The code in this repo allows you to group H2O POJO models together into a Hive UDF for scoring on Hive tables.
Supports:
- Different model types
- Different predictors
- The code in this repository:
git clone https://github.com/nkarpov/h2oModelGroupUDF
- Hadoop/Hive
- Python to run setup.py (almost any version will work)
- Java & Maven (to compile & package UDF jar)
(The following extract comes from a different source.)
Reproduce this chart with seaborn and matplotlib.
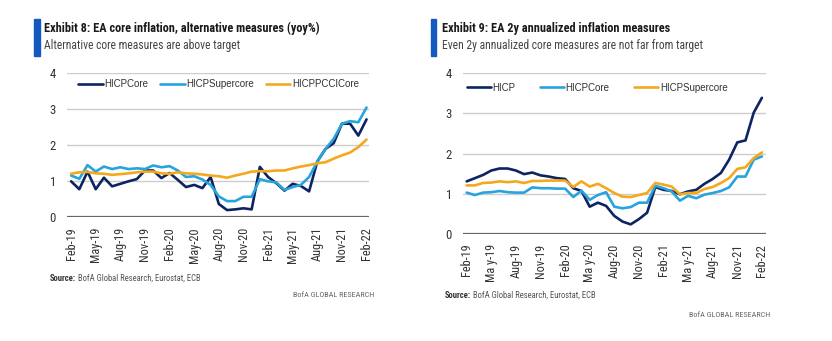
import matplotlib
matplotlib.use("Agg")
import matplotlib.pyplot as plt
from matplotlib import font_manager
import seaborn as sns
import pandas as pd
import numpy as np

# ---------------- data ----------------
tick_labels = ["Feb-19", "May-19", "Aug-19", "Nov-19", "Feb-20", "May-20", "Aug-20",
               "Nov-20", "Feb-21", "May-21", "Aug-21", "Nov-21", "Feb-22"]
tick_labels_right = ["Feb-19", "Ma y-19", "Aug-19", "Nov-19", "Feb-20", "Ma y-20", "Aug-20",
                     "Nov-20", "Feb-21", "Ma y-21", "Aug-21", "Nov-21", "Feb-22"]
months = list(pd.date_range("2019-02-01", "2022-02-01", freq="MS").strftime("%b-%y"))

# Exhibit 8 (yoy %)
ex8_hicp_core = [1.00, 0.78, 1.27, 0.78, 1.10, 0.86, 0.93, 1.00, 1.06, 1.30, 1.30, 1.09,
                 1.23, 1.04, 0.84, 0.90, 0.81, 1.12, 0.37, 0.20, 0.22, 0.25, 0.22, 1.40,
                 1.12, 0.95, 0.74, 0.93, 0.87, 0.72, 1.55, 1.90, 2.06, 2.60, 2.60, 2.27, 2.72]
ex8_supercore = [1.16, 1.07, 1.45, 1.27, 1.41, 1.34, 1.39, 1.34, 1.36, 1.34, 1.44, 1.39,
                 1.42, 1.30, 1.12, 1.14, 1.05, 0.90, 0.58, 0.45, 0.45, 0.57, 0.57, 1.06,
                 1.00, 0.97, 0.76, 0.84, 0.90, 1.12, 1.55, 1.90, 2.18, 2.60, 2.67, 2.64, 3.05]
ex8_pcci_core = [1.21, 1.25, 1.26, 1.22, 1.21, 1.18, 1.20, 1.22, 1.25, 1.27, 1.27, 1.22,
                 1.21, 1.25, 1.22, 1.21, 1.19, 1.16, 1.14, 1.10, 1.16, 1.21, 1.27, 1.28,
                 1.28, 1.30, 1.30, 1.36, 1.41, 1.45, 1.50, 1.53, 1.63, 1.72, 1.80, 1.95, 2.16]

# Exhibit 9 (2y annualized)
ex9_hicp = [1.31, 1.39, 1.47, 1.58, 1.63, 1.63, 1.58, 1.49, 1.53, 1.46, 1.43, 1.39,
            1.37, 1.14, 1.07, 0.68, 0.78, 0.70, 0.45, 0.31, 0.24, 0.37, 0.53, 1.17,
            1.10, 1.07, 0.99, 1.06, 1.10, 1.25, 1.37, 1.52, 1.85, 2.28, 2.33, 3.02, 3.39]
ex9_core = [1.03, 0.97, 1.03, 1.04, 1.07, 1.04, 1.03, 1.03, 1.16, 1.14, 1.14, 1.13,
            1.13, 0.92, 1.08, 0.85, 0.97, 1.04, 0.68, 0.64, 0.67, 0.78, 0.78, 1.20,
            1.14, 1.06, 0.83, 0.95, 0.89, 0.98, 1.02, 1.07, 1.16, 1.43, 1.43, 1.85, 1.93]
ex9_supercore = [1.21, 1.21, 1.27, 1.28, 1.31, 1.29, 1.31, 1.27, 1.32, 1.32, 1.33, 1.33,
                 1.33, 1.17, 1.31, 1.18, 1.25, 1.14, 1.02, 0.93, 0.92, 0.97, 1.02, 1.27,
                 1.23, 1.18, 0.99, 1.02, 1.02, 1.12, 1.17, 1.27, 1.39, 1.62, 1.66, 1.89, 2.03]

# ---------------- style ----------------
NAVY = "#0c2461"
LBLUE = "#27a4dd"
ORANGE = "#f4a81d"
BAR = "#1459c0"
GRID = "#cdcdcd"
TXT = "#333333"

sns.set_theme(style="white")

available = {f.name for f in font_manager.fontManager.ttflist}
narrow_candidates = ["Roboto Condensed", "Liberation Sans Narrow", "Open Sans Condensed",
                     "DejaVu Sans Condensed"]
narrow_found = [f for f in narrow_candidates if f in available]
HAS_NARROW = len(narrow_found) > 0
NARROW = (narrow_found[:1] if HAS_NARROW else []) + ["Liberation Sans", "DejaVu Sans"]
REG = ["Liberation Sans", "DejaVu Sans"]
plt.rcParams["font.family"] = NARROW
# size factor: regular-width fallback needs smaller sizes to fit the same widths
K = 1.0 if HAS_NARROW else 0.84

fig = plt.figure(figsize=(8.32, 3.41), dpi=100)
W, H = 832, 341


def ax_rect(x0, y_top, x1, y_bot):
    return [x0 / W, 1 - y_bot / H, (x1 - x0) / W, (y_bot - y_top) / H]


def make_df(series_dict):
    frames = []
    for name, vals in series_dict.items():
        frames.append(pd.DataFrame({"idx": np.arange(len(vals)), "month": months,
                                    "value": vals, "series": name}))
    return pd.concat(frames, ignore_index=True)


def draw_panel(ax, df, palette, order, xlim, labels, leg_anchor, colspace):
    sns.lineplot(data=df, x="idx", y="value", hue="series", hue_order=order,
                 palette=palette, linewidth=1.9, ax=ax, legend=True)
    ax.set_xlim(*xlim)
    ax.set_ylim(0, 4)
    ax.set_yticks([0, 1, 2, 3, 4])
    ax.set_yticklabels(["0", "1", "2", "3", "4"], fontsize=9.2 * K, color=TXT, family=NARROW)
    ax.set_xticks(np.arange(0, 37, 3))
    ax.set_xticklabels(labels, rotation=90, fontsize=8.8 * K, color=TXT, family=NARROW)
    ax.tick_params(axis="both", length=0)
    ax.tick_params(axis="y", pad=8)
    ax.tick_params(axis="x", pad=7)
    ax.set_xlabel("")
    ax.set_ylabel("")
    for s in ax.spines.values():
        s.set_visible(False)
    for yv in [1, 2, 3, 4]:
        ax.axhline(yv, color=GRID, lw=1.0, zorder=0)
    ax.axhline(0, color="#666666", lw=1.6, zorder=0)
    ax.grid(False)
    handles, lbls = ax.get_legend_handles_labels()
    ax.legend(handles, lbls, loc="upper left", bbox_to_anchor=leg_anchor, ncol=3,
              frameon=False, prop={"family": REG, "size": 7.0}, handlelength=2.5,
              handletextpad=0.15, columnspacing=colspace, borderaxespad=0,
              labelcolor=TXT)


# ---- left panel ----
ax1 = fig.add_axes(ax_rect(67, 73.3, 369, 217.3))
df8 = make_df({"HICPCore": ex8_hicp_core, "HICPSupercore": ex8_supercore,
               "HICPPCCICore": ex8_pcci_core})
draw_panel(ax1, df8, {"HICPCore": NAVY, "HICPSupercore": LBLUE, "HICPPCCICore": ORANGE},
           ["HICPCore", "HICPSupercore", "HICPPCCICore"], (-0.5, 36.3), tick_labels,
           (0.025, 0.985), 1.25)

# ---- right panel ----
ax2 = fig.add_axes(ax_rect(463, 73.3, 766, 234))
df9 = make_df({"HICP": ex9_hicp, "HICPCore": ex9_core, "HICPSupercore": ex9_supercore})
draw_panel(ax2, df9, {"HICP": NAVY, "HICPCore": LBLUE, "HICPSupercore": ORANGE},
           ["HICP", "HICPCore", "HICPSupercore"], (-0.45, 36.5), tick_labels_right,
           (0.0, 0.965), 2.5)

# ---- headers ----
def header(xbar, xtext, title, subtitle):
    fig.patches.append(plt.Rectangle((xbar / W, 1 - 56 / H), 5.5 / W, 37 / H,
                                     transform=fig.transFigure, color=BAR, zorder=5))
    fig.text(xtext / W, 1 - 28.5 / H, title, fontsize=8.8 * K, fontweight="bold",
             color="#1a1a1a", va="center", ha="left", family=NARROW)
    fig.text(xtext / W, 1 - 46 / H, subtitle, fontsize=8.4 * K, color="#444444",
             va="center", ha="left", family=NARROW)


header(34, 44.5, "Exhibit 8: EA core inflation, alternative measures (yoy%)",
       "Alternative core measures are above target")
header(430.5, 441.5, "Exhibit 9: EA 2y annualized inflation measures",
       "Even 2y annualized core measures are not far from target")


def source(x, y):
    t = fig.text(x / W, 1 - y / H, "Source:", fontsize=6.2 * K, fontweight="bold",
                 color="#333333", va="center", ha="left", family=NARROW)
    fig.canvas.draw()
    bb = t.get_window_extent()
    fig.text((bb.x1 + 2) / W, 1 - y / H, "BofA Global Research, Eurostat, ECB",
             fontsize=6.2 * K, color="#555555", va="center", ha="left", family=NARROW)


source(49.5, 278.5)
source(445, 295)
fig.text(374 / W, 1 - 295 / H, "BofA GLOBAL RESEARCH", fontsize=6.0 * K * 0.97,
         color="#666666", va="center", ha="right", family=NARROW)
fig.text(770 / W, 1 - 315 / H, "BofA GLOBAL RESEARCH", fontsize=6.0 * K * 0.97,
         color="#666666", va="center", ha="right", family=NARROW)

fig.savefig("out.png", dpi=100, facecolor="white")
Train your H2O models as you would normally using the WebUI (Flow), or Python/R client APIs
- Download the POJOs and the h2o-genmodel.jar dependency
- Place h2o-genmode.jar into localjars/
- Place the H2O POJOs into src/main/java/ai/h2o/hive/udf/models/ Note: The h2o-genmodel.jar must be from the save version that was used to build the models!
The setup.py script in scripts/ takes 1 argument & does 3 things:
- Writes package info (package ai.h2o.hive.udf.models;) to the top of each POJO
- Creates Models.java, a static class used to store the H2O POJO names for reflection during runtime
- Generates a pom.xml file w/ the artifactId = [argument]
Ex:
python setup.py MyModels
setup.py will also output the command you should run to compile your final JAR & generate the HQL to be used in Hive:
mvn clean && mvn compile && mvn package -Dmaven.test.skip=true && java -cp ./localjars/h2o-genmodel.jar:./target/MyModels-1.0-SNAPSHOT.jar ai.h2o.hive.udf.ScoreDataHQLGenerator
From the root directory of this project, run the build command generated by setup.py (same as above):
mvn clean && mvn compile && mvn package -Dmaven.test.skip=true && java -cp ./localjars/h2o-genmodel.jar:./target/MyModels-1.0-SNAPSHOT.jar ai.h2o.hive.udf.ScoreDataHQLGenerator
This cleans any current builds, compiles & packages (skipping tests), & runs ScoreDataHQLGenerator -- which outputs the HQL that should be run in Hive. You can > the output directly into a h2omodelgroup.hql file & then run source h2omodelgroup.hql
in Hive to apply (check to make sure the paths to the two JARS are correct!)
Upload the localjars/h2o-genmodel.jar & target/MyModels-1.0-SNAPSHOT.jar somewhere you can access from Hive. You can keep it on the local filesystem or put it on the Hadoop FS - either way will work as long as you keep in mind the paths when running "ADD JAR ..."
The above command will generate HQL similar to below.
-- model order (alphabetical)
-- Name: ai.h2o.hive.udf.models.deeplearning_741ae095_5cc4_415c_a726_f4e26762f3fa
-- Category: Regression
-- Hive Select: scores[0][0 - 1]
-- Name: ai.h2o.hive.udf.models.drf_99268734_ddf8_43b3_87e4_84f092df5292
-- Category: Regression
-- Hive Select: scores[1][0 - 1]
-- Name: ai.h2o.hive.udf.models.gbm_094fceb2_48a2_4447_931b_2aeed114c08a
-- Category: Regression
-- Hive Select: scores[2][0 - 1]
-- Name: ai.h2o.hive.udf.models.glm_a00273fc_04a0_4c0c_b5a6_22fba753ca1b
-- Category: Regression
-- Hive Select: scores[3][0 - 1]
-- add jars
ADD JAR localjars/h2o-genmodel.jar;
ADD JAR target/ScoreData-1.0-SNAPSHOT.jar;
-- create fn definition
CREATE TEMPORARY FUNCTION fn AS "ai.h2o.hive.udf.ScoreDataUDF";
-- column names reference
set hivevar:scoredatacolnames=C1,C2,C3,C4,C5,C6,C7,C8
-- sample query, returns nested array
-- select fn(${scoredatacolnames}) from TABLEWITHAPPROPRIATEDATA
TABLEWITHAPPROPRIATEDATA MUST have ALL columns required by the models. If they are not -- the UDF will fail to score!!